Please retype the data in full and exactly; the pictures are not part of the copy.

# SUPPLIED MATERIAL
----------

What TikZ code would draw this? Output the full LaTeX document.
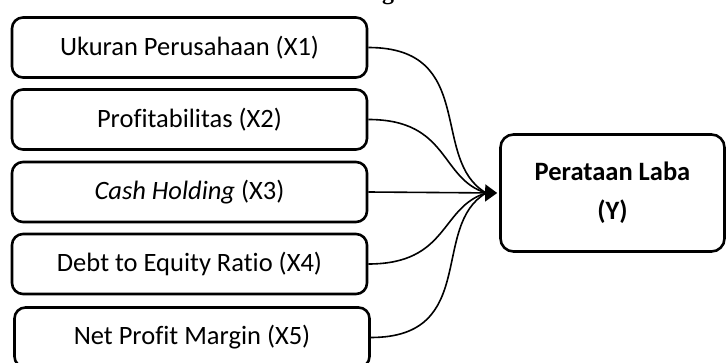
\documentclass[tikz,border=0pt]{standalone}
\usepackage{fontspec}
\setmainfont{Carlito}[Ligatures=CommonOff]
\newfontfamily\titlefont{Liberation Serif}
\usetikzlibrary{arrows.meta}
\begin{document}
\begin{tikzpicture}[x=1pt, y=-1pt,
        varbox/.style = {draw, line width=2.6pt, rounded corners=11pt, minimum width=355pt, minimum height=60pt, font=\fontsize{26.5}{30}\selectfont},
        ybox/.style = {draw, line width=2.6pt, rounded corners=13pt, minimum width=224pt, minimum height=117pt, align=center, font=\bfseries\fontsize{26.5}{39}\selectfont},
        link/.style = {line width=1.6pt, out looseness=1.5, in looseness=0.9}]
        \useasboundingbox (0,0) rectangle (727,363);
        \node[anchor=base, font=\titlefont\bfseries\fontsize{24}{28}\selectfont] (ttl) at (388,0) {g};
        \node[varbox] (x1) at (189.5,47.5) {Ukuran Perusahaan (X1)};
        \node[varbox] (x2) at (189.5,119.5) {Profitabilitas (X2)};
        \node[varbox] (x3) at (189.5,192) {\textit{Cash Holding} (X3)};
        \node[varbox] (x4) at (189.5,264) {Debt to Equity Ratio (X4)};
        \node[varbox] (x5) at (192,337.5) {Net Profit Margin (X5)};
        \node[ybox] (y) at (612.5,193) {Perataan Laba\\(Y)};
        \coordinate (hub) at ([xshift=-13pt]y.west);
        \draw[link] (x1.east) to[out=0, in=150] (hub);
        \draw[link] (x2.east) to[out=0, in=163] (hub);
        \draw[link, -{Triangle[length=12pt, width=17pt]}] (x3.east) -- ([xshift=-2pt]y.west);
        \draw[link] (x4.east) to[out=0, in=197] (hub);
        \draw[link] (x5.east) to[out=0, in=210] (hub);
    \end{tikzpicture}
\end{document}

----------

# THE RESPONSE
What TikZ code would draw this? Output the full LaTeX document.
\documentclass[tikz,border=0pt]{standalone}
\usepackage{fontspec}
\setmainfont{Carlito}[Ligatures=CommonOff]
\newfontfamily\titlefont{Liberation Serif}
\usetikzlibrary{arrows.meta}
\begin{document}
\begin{tikzpicture}[x=1pt, y=-1pt,
        varbox/.style = {draw, line width=2.6pt, rounded corners=11pt, minimum width=355pt, minimum height=60pt, font=\fontsize{26.5}{30}\selectfont},
        ybox/.style = {draw, line width=2.6pt, rounded corners=13pt, minimum width=224pt, minimum height=117pt, align=center, font=\bfseries\fontsize{26.5}{39}\selectfont},
        link/.style = {line width=1.6pt, out looseness=1.5, in looseness=0.9}]
        \useasboundingbox (0,0) rectangle (727,363);
        \node[anchor=base, font=\titlefont\bfseries\fontsize{24}{28}\selectfont] (ttl) at (388,0) {g};
        \node[varbox] (x1) at (189.5,47.5) {Ukuran Perusahaan (X1)};
        \node[varbox] (x2) at (189.5,119.5) {Profitabilitas (X2)};
        \node[varbox] (x3) at (189.5,192) {\textit{Cash Holding} (X3)};
        \node[varbox] (x4) at (189.5,264) {Debt to Equity Ratio (X4)};
        \node[varbox] (x5) at (192,337.5) {Net Profit Margin (X5)};
        \node[ybox] (y) at (612.5,193) {Perataan Laba\\(Y)};
        \coordinate (hub) at ([xshift=-13pt]y.west);
        \draw[link] (x1.east) to[out=0, in=150] (hub);
        \draw[link] (x2.east) to[out=0, in=163] (hub);
        \draw[link, -{Triangle[length=12pt, width=17pt]}] (x3.east) -- ([xshift=-2pt]y.west);
        \draw[link] (x4.east) to[out=0, in=197] (hub);
        \draw[link] (x5.east) to[out=0, in=210] (hub);
    \end{tikzpicture}
\end{document}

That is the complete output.